Four years ago when coyotes started eating
small pets in our town, I launched my misadventure with a plastic closed
composter. My advice: don’t waste your money on this type of bin.
My
motive was altruistic. Wildlife officials pointed out that coyotes are
omnivores, quite willing to snack on carrot tops or apple cores on open compost
piles. I didn’t want to invite predators to my block by putting out a coyote
smorgasbord of fruit and vegetables.
On the prowl for watermelon rinds |
In
November 2011 I ordered a black plastic bin recommended by a Master Gardener I’d
consulted. It was a wide, bottomless cylinder about 3 feet tall, tapering
slightly toward the top, equipped with numerous air vents and a locking lid.
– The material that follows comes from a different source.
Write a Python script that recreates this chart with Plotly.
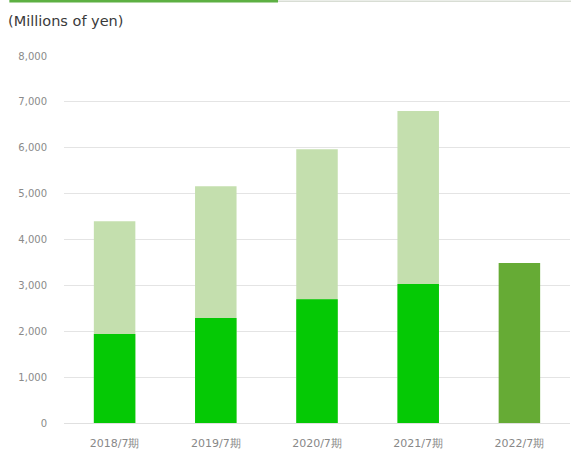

My compost bin was not unlike this one |
Throughout that mild winter, I dropped plant waste from the kitchen into the
bin, covering the scraps with a layer of dry leaves or paper shreds to provide
carbon and to keep the compost from being too wet.
As
soon as the weather warmed up that spring, something chewed a hole through the
back of the plastic bin starting at one of the ventilation slits. The hole
gradually enlarged to a rough-edged oval around 2 by 3 inches. So now I was
feeding a small animal—could it be a chipmunk or a rat?
I never saw the animal that gnawed a hole in the bin |
I
tried to block the hole by fitting a broken flower pot against it inside the
bin. The intruder just enlarged the
opening. Meanwhile, the rate of
decomposition inside the bin was unimpressive.
The top level of scraps gradually dropped, indicating some progress (or
prodigious work by rodents), but I certainly wasn’t seeing any “black
gold.” After eighteen months with no apparent
compost developing, I gave up and stopped adding to the bin.
Two
years after I’d started, I lifted the black cylinder off the pile, revealing an
uninspiring mound of hard half-made compost studded with undecomposed egg
shells. I pulled out the egg shells and buried them in the nearby open compost
pile. I plunged my spade into the remaining lump, and that’s when I realized
that the bottom 3 inches was a mat of roots. I should have lined the bottom of
the bin with landscape fabric.
So
after two years, I had about a half bushel of black, dry, partially decomposed
food waste. It didn’t look like it would
attract animals, so I chopped it up and dumped it in a corner of the vegetable
bed, hoping it would do some good next year.
This
was a far cry from bin manufacturers’ bold promises of finished compost in
sixty days! I threw the smaller parts of
the plastic bin in the trash but couldn’t fit in the main cylinder. That would
have to wait until the Public Works Department came to pick up large
items. Even getting rid of the bin was
inconvenient. At least I hadn’t attracted any coyotes.